The Oregonian

An Oregonian Special Report

After Fairview

Caregiver’s approach: ‘How would I want to live?’

Jenny Veenker is one of the many state-paid providers making a difference since Fairview closed its doors
By Michelle Roberts - Published November 4, 2007

GLADSTONE — Thanks to Jenny Veenker, five developmentally disabled adults have a loving home in a suburban split-level made beautiful with paint and care.

On a recent fall evening, one of Veenker’s clients pours coffee at a granite-topped kitchen island. Another helps his wife of 25 years — both are mentally retarded — pull on a sweater.

Then all five of Veenker’s residents, ages 23 to 65, gather for a pre-dinner prayer, bowing heads in unison. The family dogs — Bella, Frankie and Bear — whimper in the laundry room while salad, homemade bean soup and grilled hamburgers are served around a formal dining room table.

This is what Oregon officials had in mind when they shut down Fairview Training Center for good and completed a transition to a community-based system of care for about 4,200 developmentally disabled adults.

The dedication of caregivers like Veenker can be easily overshadowed by stories of abuse and neglect elsewhere in the system.

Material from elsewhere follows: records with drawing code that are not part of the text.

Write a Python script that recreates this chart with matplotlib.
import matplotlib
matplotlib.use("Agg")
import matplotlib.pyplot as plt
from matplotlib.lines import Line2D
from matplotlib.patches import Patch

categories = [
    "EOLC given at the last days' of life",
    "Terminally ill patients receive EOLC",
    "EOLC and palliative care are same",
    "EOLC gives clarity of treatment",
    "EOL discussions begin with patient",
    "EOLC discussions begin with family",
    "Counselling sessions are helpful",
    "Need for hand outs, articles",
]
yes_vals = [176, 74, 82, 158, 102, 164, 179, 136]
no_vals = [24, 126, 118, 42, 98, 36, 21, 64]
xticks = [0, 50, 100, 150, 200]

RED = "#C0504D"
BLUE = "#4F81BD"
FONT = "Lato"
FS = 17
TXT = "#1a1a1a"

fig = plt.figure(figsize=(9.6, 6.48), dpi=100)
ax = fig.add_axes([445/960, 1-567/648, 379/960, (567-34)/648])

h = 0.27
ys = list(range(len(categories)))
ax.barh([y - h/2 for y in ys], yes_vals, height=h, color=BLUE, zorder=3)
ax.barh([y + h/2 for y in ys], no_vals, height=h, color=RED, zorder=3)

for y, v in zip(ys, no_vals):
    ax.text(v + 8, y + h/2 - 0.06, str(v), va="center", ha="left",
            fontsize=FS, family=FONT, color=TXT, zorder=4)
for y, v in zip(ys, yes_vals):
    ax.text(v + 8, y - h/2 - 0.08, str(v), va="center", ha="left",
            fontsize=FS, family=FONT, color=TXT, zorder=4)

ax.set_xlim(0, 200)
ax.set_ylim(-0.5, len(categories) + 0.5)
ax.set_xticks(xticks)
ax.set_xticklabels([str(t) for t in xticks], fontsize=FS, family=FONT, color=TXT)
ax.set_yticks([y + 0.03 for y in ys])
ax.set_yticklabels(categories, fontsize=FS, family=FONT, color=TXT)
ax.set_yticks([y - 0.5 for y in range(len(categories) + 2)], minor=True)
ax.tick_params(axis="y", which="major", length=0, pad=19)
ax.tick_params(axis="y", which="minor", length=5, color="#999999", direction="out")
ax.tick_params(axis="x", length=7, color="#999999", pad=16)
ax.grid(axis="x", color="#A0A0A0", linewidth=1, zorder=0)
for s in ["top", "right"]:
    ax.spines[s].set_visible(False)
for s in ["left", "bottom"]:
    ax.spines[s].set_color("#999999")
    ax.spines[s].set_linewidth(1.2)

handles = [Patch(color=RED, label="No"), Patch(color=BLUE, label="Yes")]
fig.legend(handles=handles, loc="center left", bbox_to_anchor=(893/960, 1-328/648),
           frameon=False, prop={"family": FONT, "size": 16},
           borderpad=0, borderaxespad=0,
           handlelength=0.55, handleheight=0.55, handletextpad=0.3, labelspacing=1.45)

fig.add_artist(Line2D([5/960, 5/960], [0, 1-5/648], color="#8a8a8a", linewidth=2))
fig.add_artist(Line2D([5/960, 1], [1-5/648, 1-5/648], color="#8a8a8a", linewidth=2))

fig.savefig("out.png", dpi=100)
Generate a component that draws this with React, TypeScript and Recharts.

But thousands do inspiring work every day — and make a huge difference in their clients’ lives.

Some, like Veenker, are foster providers who run their homes like a small business. Others work in group homes, most of which are run by nonprofits that sometimes operate several facilities.

The work is demanding. Mental and physical disabilities of the residents can make it hard to communicate. Some have emotional or medical needs that take special care. Providers are responsible round-the-clock.

Veenker, 44, tries to put herself in their place.

“If I had a disability, how would I want to live?” she said. “My clients want what we all want. They want a happy life.”

Veenker opened her home in 2000, the same year Fairview closed, in part to make the system better. She was frustrated after working at what she felt was an uncaring state-licensed foster home in Hillsboro.

“They didn’t care about their clients,” she said. “I’d try to make breakfast, and the only thing I had in the home was bread and peanut butter. The owner had three homes and they were all run dangerously.”

“This is a lifestyle”

Veenker, who is single, lives with her clients. She receives about $15,000 a month from the state and spends the money on items and experiences that both she and her clients can enjoy.

“When people say you make a lot a money, I say, ‘Listen. This is not a job. This is a lifestyle,’” Veenker said. “When you put in all the time and hours, it’s like you give up your life. My clients are with us 24-7, every weekend, every holiday. ... Most of them have no family, or they’ve been abused. We are their family.”

In summer, she takes them camping and crabbing. Once she rented an RV for a vacation to Mexico.

“We had such a blast,” she said. “We swam in the ocean. They took showers outside in their bathing suits. They sat downtown and ate tacos and drank piña coladas. They went shopping in the markets.”

The trip proved special for 48-year-old Anne Rust, a mentally retarded woman who joined the home five years ago.

“She’s been in a cocoon all her life,” Veenker said. “She had a meltdown in the RV because she didn’t know what to do with her emotions. We talked her down and made light of the situation. Then she was wonderful. She acted like this was the first time she’s ever been in the world. She just experienced so many new things.”

Since then, Veenker said, Rust has bonded with her roommates and began decorating her room — something she had never done because she had moved so often from one state home to another.

Rewards like that balance the hard work. Veenker said she constantly juggles medical appointments for her clients, who have conditions that range from mental retardation to cerebral palsy.

She has virtually no privacy, and there are occasional meltdowns — like the time one resident mistakenly sprayed furniture polish on the home’s new leather couch, ruining it. Now, everyone laughs about the incident.

“Don’t talk about it,” joked the sprayer, Alexander Clark, 63. He lives at the home with his wife, Bonnie, 65.

Welcomes scrutiny

Veenker agreed that there isn’t enough oversight of foster homes. She said her Clackamas case manager visits monthly, but she knows that’s unusual. The case manager of a former client from another county “dropped him off and never came back,” she said.

Veenker welcomes the scrutiny. “I’m an independent individual, and it’s my business,” she said, “but it’s always nice to have someone looking over your shoulder.”

Every Sunday, she takes her clients to church. Afterward, they go out to IHOP, Shari’s or Denny’s. There is a special Sunday school for people with developmental disabilities, but Veenker’s clients insist on regular services.

“Our people want to be treated normal,” she said. “So I just treat them that way.”